# Wondering how I can stabilize center brace Crack



## clayton1169 (Jan 27, 2011)

Hello all I recently purchased a used 150 gallon got it all setup today I realized that the center brace had a small Crack across the top that spread slightly after I filled I'm wondering if there's anything I can do to stabilize it and should I be worried I attached a picture of the Crack it does not go into the webbing.. thanks


----------



## Warhawk (Feb 23, 2014)

Is the tank full of water? If so I would drain it back down to less than half, then see about repairing it. The crack doesn't look like it goes all the way thru so that is good.
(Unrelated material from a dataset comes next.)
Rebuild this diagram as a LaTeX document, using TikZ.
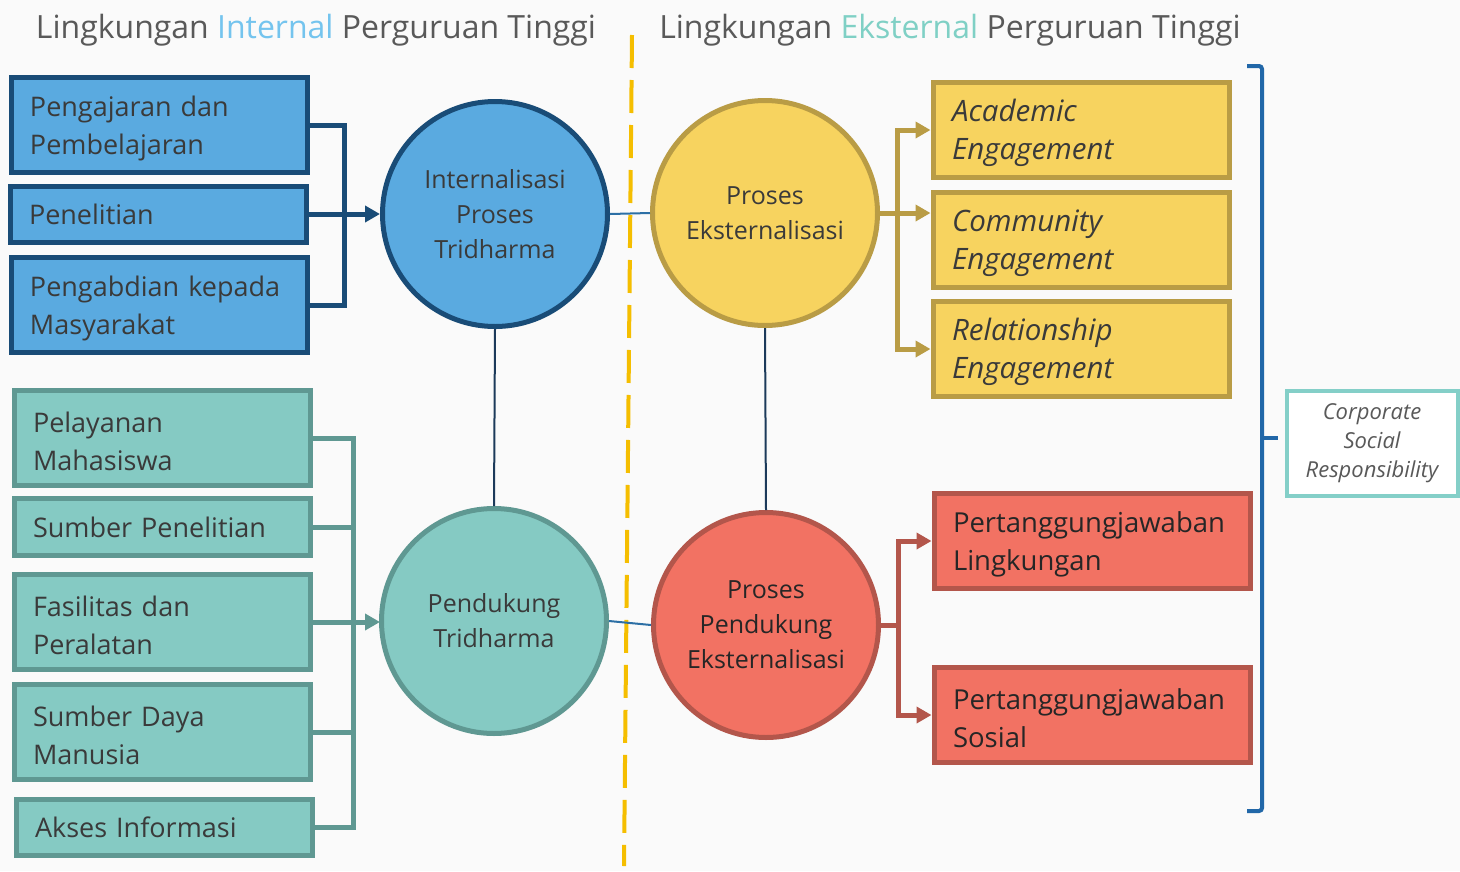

If it was my tank I would get the strongest epoxy I could find at the hardware store. Mix up the epoxy and fill that crack with as much as you can using a small tooth pick or something to push it down into the crack. then take a clamp like this Shop IRWIN Bar Clamp XP/36-in Next Gen at Lowes.com to pull the tank back together. Allow it to dry like the instructions say and maybe a few more days then removed the clamp and refill with water.


----------



## clayton1169 (Jan 27, 2011)

Thanks for the info I drained 2/3 of the water used jb weld clear weld and clamped over night I'm gonna wait another day and fill back up and hope for the best


----------



## Warhawk (Feb 23, 2014)

Let me know if that works. I would also keep a watch on it for a few weeks to and make sure it doesn't spread again.


----------



## clayton1169 (Jan 27, 2011)

So I refilled slowly today and unfortunately she spread back open I used jb weld clear weld it's rated for 3200 psi.. this tank has got me nervous there's no livestock in it at the moment but I'm thinking a new 125 might be on the horizon


----------



## Warhawk (Feb 23, 2014)

That does stink. If this is a display tank you might stuck but if it's a tank just for you. If no one will see it you could put a brace along the top front and back, something like a 1x2 or flat metal then put 2 clamps along the top. Won't look pretty but could hold it together


----------



## Rocky Conner (Jan 27, 2016)

I would use a tap kit, drop 3 1/8" holes on both sides, re-poxy it, clamp it,wait a full week, then take a piece of 18ga steel, drill out matching holes, and drop a bolt into it. Make sure the holes are about 1/4" from the crack. That should give it enough strength to hold off the pressure. If you lack a tap kit, you could skip the holes, just poxy it, clamp it for a week, get the steel and use self-tapping screws. Remember to stagger them so you don't create a weak 'line' in the metal. And if you really want to make sure it doesn't go anywhere, drop some of that JB weld between the plate and bar, and clamp THAT down after you screw it in place!

It's about all you can do short of welding it.


----------